GIVEN INSTRUCTION ->
Each line below should be retyped exactly, with no pictures.

DATA EXTRACT ->

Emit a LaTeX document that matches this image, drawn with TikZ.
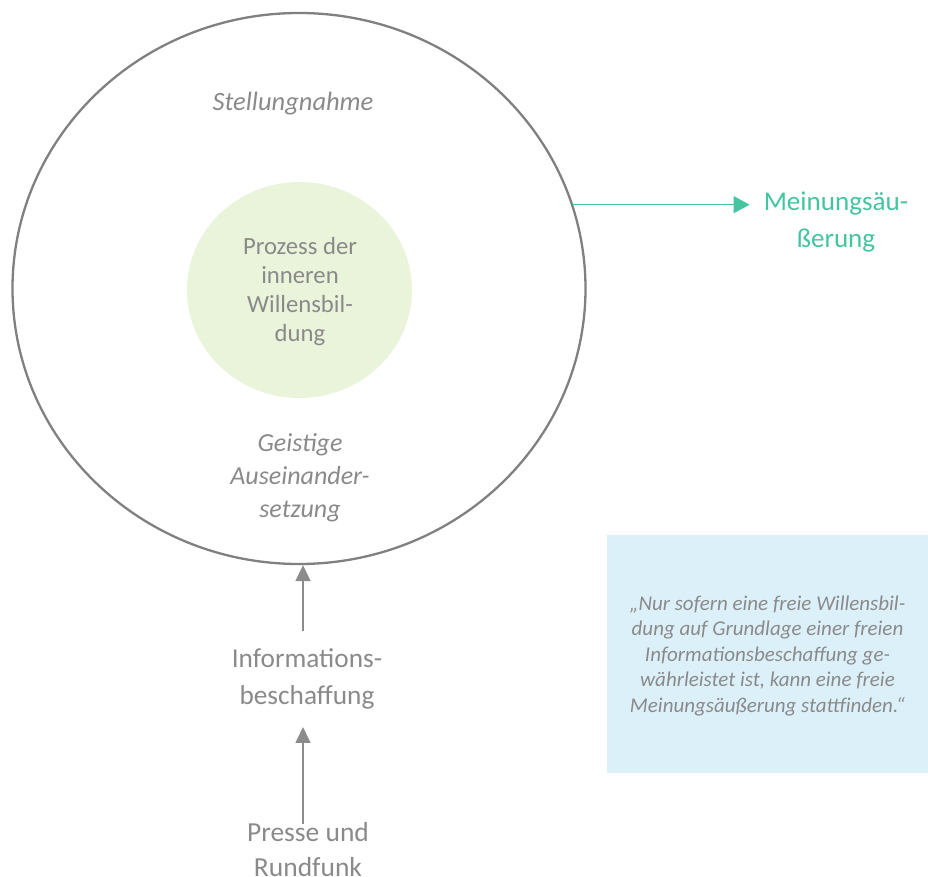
\documentclass[tikz,border=0pt]{standalone}
\usepackage{fontspec}
\setmainfont{Carlito}
\usetikzlibrary{arrows.meta,shapes.geometric}
\definecolor{txtgray}{HTML}{8A8A8A}
\definecolor{linegray}{HTML}{808080}
\definecolor{arrowgray}{HTML}{8C8C8C}
\definecolor{teal}{HTML}{44C4A1}
\definecolor{paleGreen}{HTML}{E9F4DA}
\definecolor{paleBlue}{HTML}{DCF0FA}
\begin{document}
\begin{tikzpicture}[x=1pt,y=-1pt,
  label/.style={text=txtgray, align=center, inner sep=0pt},
  labelit/.style={label, font=\itshape\fontsize{26.5}{33}\selectfont},
  labelup/.style={label, font=\fontsize{27.3}{37}\selectfont},
  upflow/.style={draw=arrowgray, line width=1.6pt, -{Triangle[length=16pt,width=15pt]}},
  outflow/.style={draw=teal, line width=1.4pt, -{Triangle[length=16pt,width=17pt]}}]
  \useasboundingbox (0,0) rectangle (928,877);

  % sphere of opinion forming
  \node[ellipse, draw=linegray, line width=2.3pt, minimum width=573pt, minimum height=551pt, inner sep=0pt] (outer) at (299,288.5) {};
  \node[ellipse, fill=paleGreen, minimum width=225pt, minimum height=216pt, inner sep=0pt] (inner) at (299.5,290) {};
  \node[label, font=\fontsize{24.7}{29.3}\selectfont] (innertext) at (300,291.5) {Prozess der\\inneren\\Willensbil-\\dung};
  \node[labelit] (stell) at (293,104) {Stellungnahme};
  \node[labelit, font=\itshape\fontsize{26}{33}\selectfont] (geist) at (300,477.5) {Geistige\\Auseinander-\\setzung};

  % sources below
  \node[labelup] (info) at (307,678.5) {Informations-\\beschaffung};
  \node[labelup, font=\fontsize{27.5}{35}\selectfont] (presse) at (308,849.5) {Presse und\\Rundfunk};
  \coordinate (axis) at (303,0);
  \draw[upflow] ([yshift=17pt]axis |- info.north) -- (axis |- outer.south);
  \draw[upflow] ([yshift=-2pt]axis |- presse.north) -- ([yshift=-18pt]axis |- info.south);

  % expression of opinion
  \node[label, text=teal, font=\fontsize{27.1}{37}\selectfont] (meinung) at (836,222.5) {Meinungsäu-\\ßerung};
  \draw[outflow] (outer.17.2) -- ([xshift=-14pt]outer.17.2 -| meinung.west);

  % quotation box
  \fill[paleBlue] (607,535) rectangle (928,773);
  \node[label, font=\itshape\fontsize{21}{25.5}\selectfont] (quote) at (767.5,656)
    {„Nur sofern eine freie Willensbil-\\dung auf Grundlage einer freien\\Informationsbeschaffung ge-\\währleistet ist, kann eine freie\\Meinungsäußerung stattfinden.“};
\end{tikzpicture}
\end{document}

OUTPUT OF THE EXERCISE ->
Emit a LaTeX document that matches this image, drawn with TikZ.
\documentclass[tikz,border=0pt]{standalone}
\usepackage{fontspec}
\setmainfont{Carlito}
\usetikzlibrary{arrows.meta,shapes.geometric}
\definecolor{txtgray}{HTML}{8A8A8A}
\definecolor{linegray}{HTML}{808080}
\definecolor{arrowgray}{HTML}{8C8C8C}
\definecolor{teal}{HTML}{44C4A1}
\definecolor{paleGreen}{HTML}{E9F4DA}
\definecolor{paleBlue}{HTML}{DCF0FA}
\begin{document}
\begin{tikzpicture}[x=1pt,y=-1pt,
  label/.style={text=txtgray, align=center, inner sep=0pt},
  labelit/.style={label, font=\itshape\fontsize{26.5}{33}\selectfont},
  labelup/.style={label, font=\fontsize{27.3}{37}\selectfont},
  upflow/.style={draw=arrowgray, line width=1.6pt, -{Triangle[length=16pt,width=15pt]}},
  outflow/.style={draw=teal, line width=1.4pt, -{Triangle[length=16pt,width=17pt]}}]
  \useasboundingbox (0,0) rectangle (928,877);

  % sphere of opinion forming
  \node[ellipse, draw=linegray, line width=2.3pt, minimum width=573pt, minimum height=551pt, inner sep=0pt] (outer) at (299,288.5) {};
  \node[ellipse, fill=paleGreen, minimum width=225pt, minimum height=216pt, inner sep=0pt] (inner) at (299.5,290) {};
  \node[label, font=\fontsize{24.7}{29.3}\selectfont] (innertext) at (300,291.5) {Prozess der\\inneren\\Willensbil-\\dung};
  \node[labelit] (stell) at (293,104) {Stellungnahme};
  \node[labelit, font=\itshape\fontsize{26}{33}\selectfont] (geist) at (300,477.5) {Geistige\\Auseinander-\\setzung};

  % sources below
  \node[labelup] (info) at (307,678.5) {Informations-\\beschaffung};
  \node[labelup, font=\fontsize{27.5}{35}\selectfont] (presse) at (308,849.5) {Presse und\\Rundfunk};
  \coordinate (axis) at (303,0);
  \draw[upflow] ([yshift=17pt]axis |- info.north) -- (axis |- outer.south);
  \draw[upflow] ([yshift=-2pt]axis |- presse.north) -- ([yshift=-18pt]axis |- info.south);

  % expression of opinion
  \node[label, text=teal, font=\fontsize{27.1}{37}\selectfont] (meinung) at (836,222.5) {Meinungsäu-\\ßerung};
  \draw[outflow] (outer.17.2) -- ([xshift=-14pt]outer.17.2 -| meinung.west);

  % quotation box
  \fill[paleBlue] (607,535) rectangle (928,773);
  \node[label, font=\itshape\fontsize{21}{25.5}\selectfont] (quote) at (767.5,656)
    {„Nur sofern eine freie Willensbil-\\dung auf Grundlage einer freien\\Informationsbeschaffung ge-\\währleistet ist, kann eine freie\\Meinungsäußerung stattfinden.“};
\end{tikzpicture}
\end{document}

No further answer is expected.